▶ _Input data_
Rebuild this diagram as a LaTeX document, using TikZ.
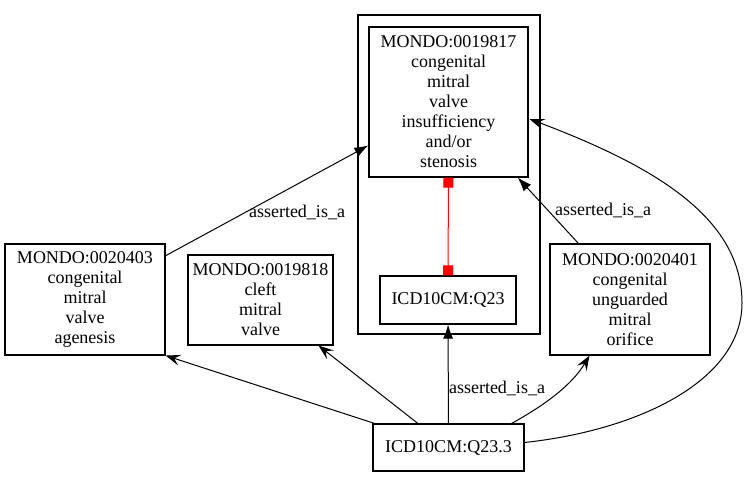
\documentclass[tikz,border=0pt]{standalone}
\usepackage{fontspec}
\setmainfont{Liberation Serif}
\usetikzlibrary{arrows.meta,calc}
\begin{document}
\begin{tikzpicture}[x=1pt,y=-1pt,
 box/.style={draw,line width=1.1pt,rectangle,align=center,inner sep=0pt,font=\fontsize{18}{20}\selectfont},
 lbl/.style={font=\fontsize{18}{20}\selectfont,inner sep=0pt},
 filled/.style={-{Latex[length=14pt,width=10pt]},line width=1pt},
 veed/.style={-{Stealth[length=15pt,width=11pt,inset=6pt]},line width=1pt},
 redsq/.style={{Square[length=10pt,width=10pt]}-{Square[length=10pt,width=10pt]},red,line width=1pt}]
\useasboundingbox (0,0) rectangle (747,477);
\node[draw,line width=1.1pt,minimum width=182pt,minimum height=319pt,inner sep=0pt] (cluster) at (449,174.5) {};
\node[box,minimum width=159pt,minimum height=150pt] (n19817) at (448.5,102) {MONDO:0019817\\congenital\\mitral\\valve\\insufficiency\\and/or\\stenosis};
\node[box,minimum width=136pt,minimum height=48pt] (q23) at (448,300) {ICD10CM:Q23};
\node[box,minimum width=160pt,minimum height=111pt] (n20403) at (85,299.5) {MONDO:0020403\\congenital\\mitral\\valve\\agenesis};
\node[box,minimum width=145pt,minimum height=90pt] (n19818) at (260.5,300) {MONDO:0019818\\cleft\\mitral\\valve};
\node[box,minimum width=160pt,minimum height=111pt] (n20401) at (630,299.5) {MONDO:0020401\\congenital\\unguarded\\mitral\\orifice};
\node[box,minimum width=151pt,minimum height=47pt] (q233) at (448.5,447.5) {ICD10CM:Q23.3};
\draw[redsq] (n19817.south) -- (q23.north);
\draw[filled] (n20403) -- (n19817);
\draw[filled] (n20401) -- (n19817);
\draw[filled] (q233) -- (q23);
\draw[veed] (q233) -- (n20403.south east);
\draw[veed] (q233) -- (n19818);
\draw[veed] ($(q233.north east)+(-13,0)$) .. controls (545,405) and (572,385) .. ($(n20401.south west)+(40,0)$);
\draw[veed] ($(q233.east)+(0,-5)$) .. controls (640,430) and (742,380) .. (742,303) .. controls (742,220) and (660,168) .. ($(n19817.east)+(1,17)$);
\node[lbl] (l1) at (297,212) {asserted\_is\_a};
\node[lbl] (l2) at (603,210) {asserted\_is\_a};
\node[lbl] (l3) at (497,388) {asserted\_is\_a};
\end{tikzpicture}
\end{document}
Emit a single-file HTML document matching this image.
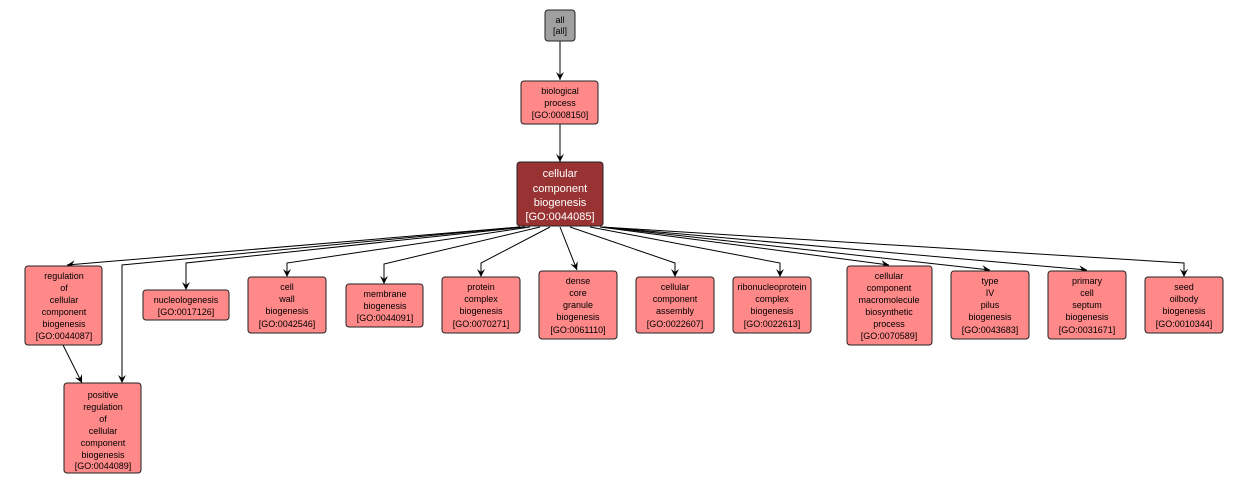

▶ _What the exercise asks_
Transcribe every record above exactly, leaving out the pictures.

▶ _Correct response_
Rebuild this diagram as a LaTeX document, using TikZ.
\documentclass[tikz,border=0pt]{standalone}
\usepackage{fontspec}
\setmainfont{Liberation Serif}
\usetikzlibrary{arrows.meta,calc}
\begin{document}
\begin{tikzpicture}[x=1pt,y=-1pt,
 box/.style={draw,line width=1.1pt,rectangle,align=center,inner sep=0pt,font=\fontsize{18}{20}\selectfont},
 lbl/.style={font=\fontsize{18}{20}\selectfont,inner sep=0pt},
 filled/.style={-{Latex[length=14pt,width=10pt]},line width=1pt},
 veed/.style={-{Stealth[length=15pt,width=11pt,inset=6pt]},line width=1pt},
 redsq/.style={{Square[length=10pt,width=10pt]}-{Square[length=10pt,width=10pt]},red,line width=1pt}]
\useasboundingbox (0,0) rectangle (747,477);
\node[draw,line width=1.1pt,minimum width=182pt,minimum height=319pt,inner sep=0pt] (cluster) at (449,174.5) {};
\node[box,minimum width=159pt,minimum height=150pt] (n19817) at (448.5,102) {MONDO:0019817\\congenital\\mitral\\valve\\insufficiency\\and/or\\stenosis};
\node[box,minimum width=136pt,minimum height=48pt] (q23) at (448,300) {ICD10CM:Q23};
\node[box,minimum width=160pt,minimum height=111pt] (n20403) at (85,299.5) {MONDO:0020403\\congenital\\mitral\\valve\\agenesis};
\node[box,minimum width=145pt,minimum height=90pt] (n19818) at (260.5,300) {MONDO:0019818\\cleft\\mitral\\valve};
\node[box,minimum width=160pt,minimum height=111pt] (n20401) at (630,299.5) {MONDO:0020401\\congenital\\unguarded\\mitral\\orifice};
\node[box,minimum width=151pt,minimum height=47pt] (q233) at (448.5,447.5) {ICD10CM:Q23.3};
\draw[redsq] (n19817.south) -- (q23.north);
\draw[filled] (n20403) -- (n19817);
\draw[filled] (n20401) -- (n19817);
\draw[filled] (q233) -- (q23);
\draw[veed] (q233) -- (n20403.south east);
\draw[veed] (q233) -- (n19818);
\draw[veed] ($(q233.north east)+(-13,0)$) .. controls (545,405) and (572,385) .. ($(n20401.south west)+(40,0)$);
\draw[veed] ($(q233.east)+(0,-5)$) .. controls (640,430) and (742,380) .. (742,303) .. controls (742,220) and (660,168) .. ($(n19817.east)+(1,17)$);
\node[lbl] (l1) at (297,212) {asserted\_is\_a};
\node[lbl] (l2) at (603,210) {asserted\_is\_a};
\node[lbl] (l3) at (497,388) {asserted\_is\_a};
\end{tikzpicture}
\end{document}
Emit a single-file HTML document matching this image.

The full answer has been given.